Commanders and leaders
- Mohamed Abdullahi Mohamed: Saney Abdulle

Units involved
- Armed forces from Mogadishu: Armed forces from Lower and Middle Shabelle

Strength
- Casualties and losses: c. 24 killed, 60,000 – 100,000 displaced

= 2021 Mogadishu mutiny =

2021 revolt in Somalia

On 25 April 2021, hundreds of Somali soldiers entered Mogadishu opposing extensions of the presidential mandate.

== Background ==
On 14 April 2021, acting President of Somalia Mohamed Abdullahi Mohamed signed a law which extended his mandate by two years. This was opposed by opposition leaders which called it "a threat to the stability, peace and unity" and by the international community.

== History ==
On 25 April 2021, soldiers - mainly from Hirshabelle - entered the Somali capital Mogadishu after president Mohamed approved two years extension of his term in office.

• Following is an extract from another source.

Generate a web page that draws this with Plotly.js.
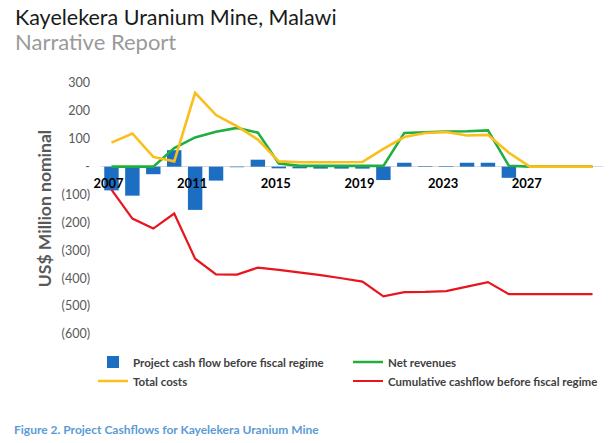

Rebels seized northern part of the city clashing with pro-government forces in some neighborhoods. Pro-government soldiers attacked homes of former Somali president and opposition leader. By the end of the day government forces withdrew towards Villa Somalia.

On 6 May 2021, soldiers agreed to withdraw from Mogadishu after series of talks with the Prime Minister, held by the opposition. The police were set to take control of the city. On 8 May 2021, roads were reopened and rebels withdrew from Mogadishu in vehicles towards Lower and Middle Shabelle.